« Travailleur modèle » selon son employeur, en CDI depuis plus de deux ans, père de famille avec des enfants nés et scolarisés en France… Le rouennais Liridon Mussolli est pourtant sommé de quitter le territoire le 1er septembre prochain. Une situation jugée absurde par les associations qui le soutiennent.
Liridon Mussolli est kosovare. Il a dû quitter son pays une première fois lors de la guerre de Yougoslavie puis une deuxième fois, à cause de menaces personnelles contre lui et sa famille. Une fois arrivé en France en 2016, la chance semble enfin lui sourire. Il apprend rapidement le français, s’engage comme bénévole dans différentes associations et finit par trouver du travail. Il décroche même un CDI en 2020 dans une petite entreprise du bâtiment à Sotteville-lès-Rouen.
Sa famille suit le même modèle d'intégration : sa compagne, diplômée de physique-chimie, se reconvertit dans l'aide à la personne et les trois enfants (dont les deux derniers sont nés en France) ont bénéficié d’un parrainage républicain à la Mairie de Rouen par des conseillers municipaux.
« C’est ce genre de modèle dont on a besoin en France ! »
Malgré sa situation, « jugée modèle » par son employeur, Liridon reçoit une Obligation de quitter le territoire français (OQTF) au début de l’été. Celle-ci prend effet le 1er septembre prochain. « Je ne sais pas si c’est fait exprès mais je souligne la coïncidence car c’est difficile de se mobiliser pendant l’été » affirme l’abbé René Gobbé, membre de la Pastorale des migrants.

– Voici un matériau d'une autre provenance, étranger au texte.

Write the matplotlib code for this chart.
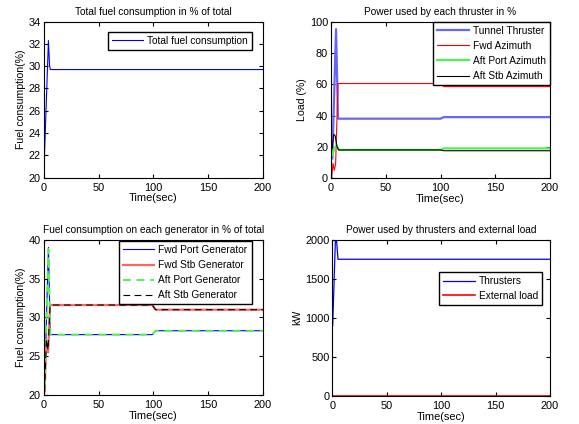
import matplotlib

matplotlib.use("Agg")
import matplotlib.pyplot as plt  # noqa: E402

plt.rcParams.update({
    "font.family": ["Liberation Sans", "DejaVu Sans"],
    "font.size": 7.3,
    "xtick.labelsize": 7.9,
    "ytick.labelsize": 7.9,
    "axes.linewidth": 0.8,
    "xtick.direction": "in",
    "ytick.direction": "in",
    "xtick.top": True,
    "ytick.right": True,
    "xtick.major.size": 3,
    "ytick.major.size": 3,
    "xtick.major.pad": 3.5,
    "ytick.major.pad": 2,
    "legend.fancybox": False,
    "legend.edgecolor": "black",
    "legend.framealpha": 1,
    "legend.handletextpad": 0.4,
    "legend.handlelength": 3.1,
})

# total fuel consumption (%)
t_total = [0.5, 4.3, 5.3, 6.0, 200]
total_fuel = [21.5, 32.3, 30.1, 29.7, 29.7]

# thruster load (%)
t_tunnel = [1.2, 4.6, 6.4, 100, 103, 200]
tunnel = [12.6, 95.3, 38.0, 38.0, 39.0, 39.0]
t_fwd_az = [0.6, 1.8, 3.0, 4.2, 6.4, 100, 103, 200]
fwd_az = [0.0, 9.4, 5.0, 9.0, 60.5, 60.5, 58.5, 58.5]
t_aft_port_az = [1.2, 3.0, 5.2, 7.3, 100, 103, 200]
aft_port_az = [14.7, 19.0, 20.8, 18.0, 18.0, 19.0, 19.0]
t_aft_stb_az = [1.0, 2.5, 3.8, 5.5, 7.0, 100, 103, 200]
aft_stb_az = [19.0, 28.0, 27.0, 20.0, 18.0, 18.0, 17.5, 17.5]

# generator fuel consumption (%)
t_port_gen = [0.8, 4.3, 6.0, 99, 102, 200]
fwd_port_gen = [21.0, 39.0, 27.8, 27.8, 28.3, 28.3]
aft_port_gen = [21.0, 38.8, 27.8, 27.8, 28.3, 28.3]
t_stb_gen = [0.8, 2.4, 4.0, 5.8, 99, 102, 200]
fwd_stb_gen = [20.5, 27.0, 25.5, 31.6, 31.6, 31.0, 31.0]
aft_stb_gen = [20.5, 27.2, 25.8, 31.6, 31.6, 31.0, 31.0]

# power (kW)
t_thrusters = [0.3, 2.8, 3.8, 5.2, 200]
thrusters = [900, 2000, 2000, 1750, 1750]
t_external = [0, 200]
external = [0, 0]

xticks = [0, 50, 100, 150, 200]


def style(ax, title, ylabel, ylim, yticks):
    ax.set_xlim(0, 200)
    ax.set_ylim(*ylim)
    ax.set_xticks(xticks)
    ax.set_yticks(yticks)
    ax.set_title(title, fontsize=7.3, pad=5)
    ax.set_xlabel("Time(sec)", labelpad=0.5, fontsize=7.9)
    ax.set_ylabel(ylabel, labelpad=2, fontsize=7.6)


fig = plt.figure(figsize=(5.79, 4.24), dpi=100)
ax1 = fig.add_axes([0.0755, 0.581, 0.3788, 0.368])
ax2 = fig.add_axes([0.5717, 0.580, 0.3782, 0.3686])
ax3 = fig.add_axes([0.0755, 0.0677, 0.3788, 0.367])
ax4 = fig.add_axes([0.574, 0.066, 0.376, 0.3686])

ax1.plot(t_total, total_fuel, color="blue", lw=0.8, label="Total fuel consumption")
style(ax1, "Total fuel consumption in % of total", "Fuel consumption(%)",
      (20, 34), range(20, 35, 2))
ax1.legend(loc="upper right", bbox_to_anchor=(0.95, 0.934),
           borderaxespad=0, borderpad=0.4)

ax2.plot(t_tunnel, tunnel, color=(0.4, 0.4, 1), lw=1.6, label="Tunnel Thruster")
ax2.plot(t_fwd_az, fwd_az, color="red", lw=0.8, label="Fwd Azimuth")
ax2.plot(t_aft_port_az, aft_port_az, color=(0.3, 0.95, 0.3), lw=1.6, label="Aft Port Azimuth")
ax2.plot(t_aft_stb_az, aft_stb_az, color="black", lw=0.8, label="Aft Stb Azimuth")
style(ax2, "Power used by each thruster in %", "Load (%)", (0, 100), range(0, 101, 20))
ax2.legend(loc="upper right", bbox_to_anchor=(1.0, 1.0),
           borderaxespad=0, labelspacing=0.5)

ax3.plot(t_port_gen, fwd_port_gen, color="blue", lw=0.8, label="Fwd Port Generator")
ax3.plot(t_stb_gen, fwd_stb_gen, color=(1, 0.4, 0.4), lw=1.6, label="Fwd Stb Generator")
ax3.plot(t_port_gen, aft_port_gen, color=(0.3, 0.95, 0.3), lw=1.4, ls=(0, (4, 3)),
         label="Aft Port Generator")
ax3.plot(t_stb_gen, aft_stb_gen, color="black", lw=0.8, ls=(0, (6, 4)), label="Aft Stb Generator")
style(ax3, "Fuel consumption on each generator in % of total", "Fuel consumption(%)",
      (20, 40), range(20, 41, 5))
ax3.legend(loc="upper right", bbox_to_anchor=(0.948, 0.992),
           borderaxespad=0, labelspacing=0.5)

ax4.plot(t_thrusters, thrusters, color="blue", lw=0.9, label="Thrusters")
ax4.plot(t_external, external, color="red", lw=1.2, label="External load")
style(ax4, "Power used by thrusters and external load", "kW", (0, 2000), range(0, 2001, 500))
ax4.legend(loc="upper right", bbox_to_anchor=(0.963, 0.793),
           borderaxespad=0, labelspacing=0.45)

fig.savefig("out.png", dpi=100)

Un référé est alors lancé pour repousser la date fatidique. « Mais elle a été refusée, cela veut dire que son dossier sera étudié le 28 novembre alors que l’avion est affrété pour le 1er septembre. C’est absurde. » explique René Gobbé.

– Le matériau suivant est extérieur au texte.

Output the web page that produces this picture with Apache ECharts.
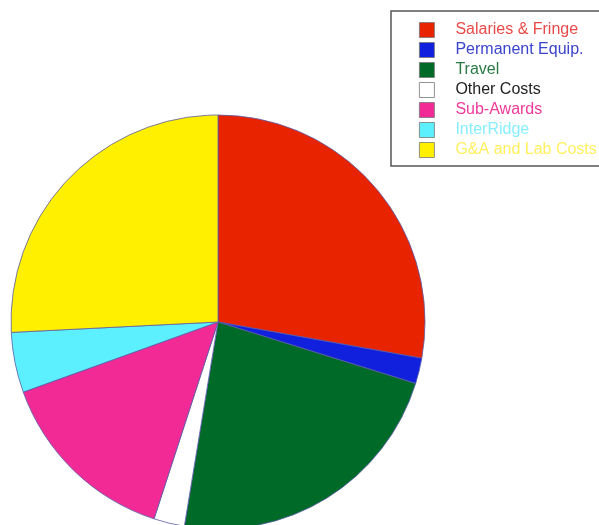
<!DOCTYPE html>
<html><head><meta charset="utf-8">
<script src="https://cdn.jsdelivr.net/npm/echarts@6/dist/echarts.min.js"></script>
<style>html,body{margin:0;padding:0;background:#fff}#c{width:599px;height:525px}</style>
</head><body><div id="c"></div>
<script>
const categories = ["Salaries & Fringe","Permanent Equip.","Travel","Other Costs","Sub-Awards","InterRidge","G&A and Lab Costs"];
const values = [27.8, 2.0, 22.8, 2.4, 14.5, 4.7, 25.8];
const colors = ["#e82400","#1020dc","#006a28","#ffffff","#f22a96","#5cf0ff","#fff000"];
const textColors = ["#e84a4a","#3a44cc","#2a7a44","#222222","#ee3a9a","#88eeff","#fff060"];

const chart = echarts.init(document.getElementById('c'), null, {renderer:'canvas'});
chart.setOption({
  animation:false,
  backgroundColor:'#ffffff',
  legend:{
    orient:'vertical', left:391, top:11,
    padding:[11,40,8,28],
    borderColor:'#555', borderWidth:1.5,
    itemWidth:15, itemHeight:15, itemGap:4,
    icon:'rect',
    selectedMode:false,
    textStyle:{fontFamily:'Liberation Sans, Arial, sans-serif', fontSize:16, lineHeight:15, padding:[0,0,0,16]},
    data: categories.map((n,i)=>({name:n, itemStyle:{color:colors[i], borderColor:'#777', borderWidth:0.8}, textStyle:{color:textColors[i]}}))
  },
  series:[{
    type:'pie', center:[218,322], radius:207, startAngle:90, clockwise:true,
    label:{show:false}, labelLine:{show:false},
    emphasis:{disabled:true},
    itemStyle:{borderColor:'#5a5aa8', borderWidth:0.8},
    data: categories.map((n,i)=>({name:n, value:values[i], itemStyle:{color:colors[i]}}))
  }]
});
</script></body></html>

« J’ai un an et demi de commandes signées, comment je vais faire si je le perd ? »
Il n’est pas le seul à dénoncer l’absurdité de ce cas. Son employeur s’inquiète de perdre un « salarié indispensable » dans un secteur en manque de main d’œuvre.
C’est un chef d’équipe et s’il part je vais avoir du mal à trouver quelqu’un d’aussi bien, personne n’est capable de le remplacer pour le moment. C’est difficile de recruter dans le secteur, il faut à la fois des compétences techniques et physiques mais aussi relationnelles car on travaille chez des particuliers. J’ai un an et demi de commandes signées, comment je vais faire si je le perd ?

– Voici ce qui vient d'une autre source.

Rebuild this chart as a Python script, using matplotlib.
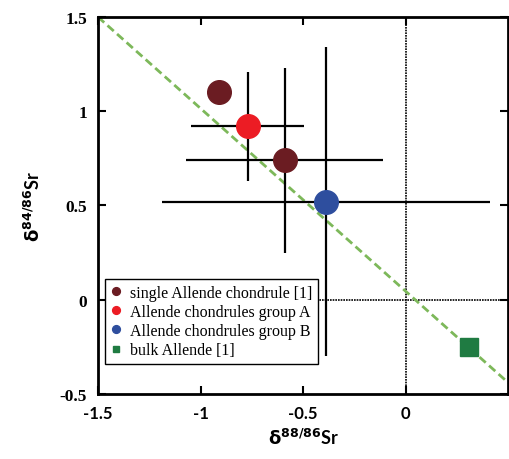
import matplotlib
matplotlib.use("Agg")
import matplotlib.pyplot as plt

# data
single_x = [-0.91, -0.59]
single_y = [1.10, 0.74]
single_xerr = [0.0, 0.48]
single_yerr = [0.0, 0.49]

groupA_x = [-0.77]
groupA_y = [0.92]
groupA_xerr = [0.275]
groupA_yerr = [0.29]

groupB_x = [-0.39]
groupB_y = [0.52]
groupB_xerr = [0.80]
groupB_yerr = [0.82]

bulk_x = [0.31]
bulk_y = [-0.25]

line_x = [-1.5, 0.5]
line_slope = -0.97
line_icpt = 0.045

xticks = [-1.5, -1, -0.5, 0]
yticks = [-0.5, 0, 0.5, 1, 1.5]

fig = plt.figure(figsize=(5.09, 4.60), dpi=100)
ax = fig.add_axes([0.1925, 0.1413, 0.806, 0.8196])

ax.axvline(0, color="black", linestyle=(0, (1, 0.6)), linewidth=1.2, zorder=1)
ax.axhline(0, color="black", linestyle=(0, (1, 0.6)), linewidth=1.2, zorder=1)

ax.plot(line_x, [line_slope * v + line_icpt for v in line_x], color="#7DB85A",
        linestyle="--", linewidth=2, dashes=(3, 1.6), zorder=2)

ekw = dict(fmt="none", ecolor="black", elinewidth=1.6, capsize=0, zorder=3)
ax.errorbar(single_x, single_y, xerr=single_xerr, yerr=single_yerr, **ekw)
ax.errorbar(groupA_x, groupA_y, xerr=groupA_xerr, yerr=groupA_yerr, **ekw)
ax.errorbar(groupB_x, groupB_y, xerr=groupB_xerr, yerr=groupB_yerr, **ekw)

ax.plot(single_x, single_y, "o", color="#6B1C22", markersize=17, linestyle="none",
        zorder=4, label="single Allende chondrule [1]")
ax.plot(groupA_x, groupA_y, "o", color="#EC1C24", markersize=17, linestyle="none",
        zorder=4, label="Allende chondrules group A")
ax.plot(groupB_x, groupB_y, "o", color="#2E4E9E", markersize=17, linestyle="none",
        zorder=4, label="Allende chondrules group B")
ax.plot(bulk_x, bulk_y, "s", color="#1F7B42", markersize=13, linestyle="none",
        zorder=4, label="bulk Allende [1]")

ax.set_xlim(-1.5, 0.5)
ax.set_ylim(-0.5, 1.5)
ax.set_xticks(xticks)
ax.set_yticks(yticks)
ax.set_xticklabels([f"{v:g}" for v in xticks], fontfamily="Lato", fontweight="bold", fontsize=12)
ax.set_yticklabels([f"{v:g}" for v in yticks], fontfamily="Liberation Serif", fontweight="bold", fontsize=12.5)
ax.tick_params(direction="in", top=True, right=True, length=6, width=1.5, pad=8)

for s in ax.spines.values():
    s.set_linewidth(2)

ax.set_xlabel(r"$\mathbf{\delta}^{\mathbf{88/86}}$Sr", fontfamily="Lato", fontweight="bold",
              fontsize=13, labelpad=4)
ax.set_ylabel(r"$\mathbf{\delta}^{\mathbf{84/86}}$Sr", fontfamily="Lato", fontweight="bold",
              fontsize=13, labelpad=12)

leg = ax.legend(loc="lower left", bbox_to_anchor=(0.017, 0.08), borderaxespad=0,
                prop={"family": "Liberation Serif", "size": 11.5}, markerscale=0.33,
                handlelength=0.7, handletextpad=0.5, labelspacing=0.2,
                fancybox=False, framealpha=1, edgecolor="black", borderpad=0.35)
leg.get_frame().set_linewidth(1.0)

fig.savefig("out.png", dpi=100, facecolor="white")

Mickael Demir, son employeur
Mickael Demir n’en revient pas, « il a le profil parfait de la personne bien intégrée, qui travaille bien, qui paye ses impôts, il ne profite pas du système… c’est ce genre de modèle dont on a besoin en France ! »
Pour moi c’est incompréhensible, je paye des charges sociales pour travailler avec lui, ils sont bien d’accord de recevoir ce que je paye mais malgré cela on le renvoie. Alors ca sert à quoi ?
Mickael Demir, son employeur
René Gobbé ne le cache pas, il est très inquiet pour la suite. Pourtant, les outils administratifs pour régulariser la situation de la famille Mussolli existent : « Son cas tombe sous le coup de la circulaire Valls, mais le problème d’une circulaire c’est qu’elle s’applique seulement au bon vouloir des préfets. En l’occurrence, il pourrait tout à fait correspondre car il est en CDI depuis près de 2 ans, son aînée est scolarisée en France depuis 3 ans… Je ne comprends pas cet acharnement à vouloir le renvoyer ». Contactée, la préfecture n’a pas encore répondu à notre demande.
Malgré leur détermination, les soutiens de la famille ont mené toutes les démarches administratives possibles pour le moment. Ils comptent sur la mobilisation sociale pour faire changer favorablement la situation de Liridon et ont lancé une pétition. « Des situations moins évidentes ont déjà été résolues ainsi » explique René Gobbé. Une manifestation, en cours de préparation, devrait avoir lieu dans les prochains jours.